By Joel Hruska
A British firm, Intelligent Energy, has demonstrated a new iPhone 6 fuel cell that integrated seamlessly into the existing chassis and can reportedly run the device for up to a week. The manufacturer won’t directly confirm that it has worked directly with Apple to develop a fuel cell infrastructure for the company’s products, but reporters claim to have glimpsed prototype Macbook Air and iPhone devices.
You can already get various fuel cell chargers that combine lithium ion batteries and their own internal hardware, but what Internal Energy has worked on is (supposedly) quite different. The Telegraph reports that the company’s fuel cell technology can be integrated into an iPhone without any visible changes to the device, save for some additional vents that discharge water vapor. Total iPhone charge time? One week.
The infrastructure problem
The current iteration of Intelligent Energy’s hardware reportedly refuels the hydrogen fuel cell via the headphone jack (there’s no information on whether or not the jack remains usable for other purposes) and doesn’t replace the existing lithium-ion battery, only supplements it. There are multiple questions about how such a system would work in deployment.
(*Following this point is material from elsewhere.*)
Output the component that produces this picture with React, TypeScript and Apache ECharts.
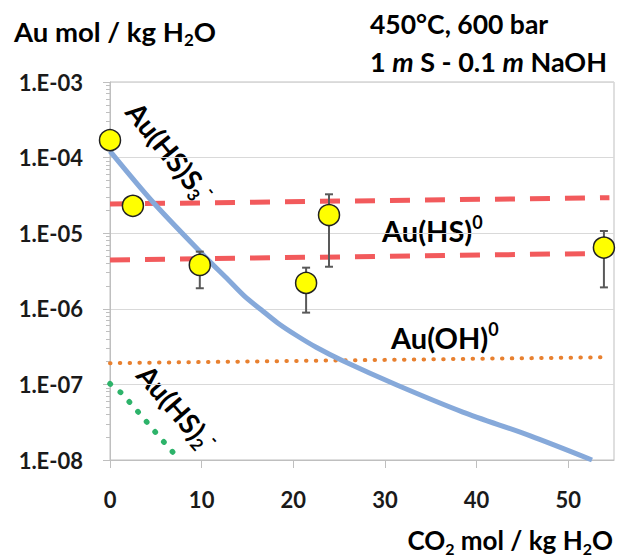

Intelligent Energy wants to license its technology, not produce kits wholesale, which means a phone manufacturer like Apple would need to take a substantial up-front cost and integrate the technology into a new handset run. Doing so would mean the device needs to be tested in a number of scenarios to ensure that the fuel cell doesn’t rupture or that the vents don’t become obstructed when the phone is slipped into various pockets or purses.
Deal with that problem, and there’s still the question of how device refills are handled and how much it costs to top up the fuel cell. At a few dollars per fuel cell, being able to carry a week’s worth of phone juice would be an amazing feature. Intelligent Energy already has a fuel cell recharger in the market, dubbed Upp, but the hardware is a separate boxy unit that connects to a device via USB. Some of these problems are analogous to those faced by the fuel cell vehicle industry, which currently has a limited market.
Upp’s own website notes that there are no authorized upp resellers within 125km of my own home, which points to the early adopter problems in the hydrogen economy. Right now, it’s difficult to convince people to adopt an additional means of powering devices that relies on external power packs or cartridges when wall power is cheap and sockets aren’t hard to find. Obviously a weeklong battery charge for an iPhone or other smartphone could be a lifesaver in the right conditions, but unless you’re heading out to hike the Appalachian Trail, it’s not a critical need.
Still, if any company can sell consumers on the value of a hydrogen fuel cell over and above the traditional Li-ion battery, it’s Apple. No word yet on whether or not the prototypes IE created will ever come to market, but this is the kind of technology play that could take several years to come to fruition. Sometimes that works out, as when Apple added fingerprint sensors. Others, like the company’s ill-fated sapphire glass venture, later come to naught.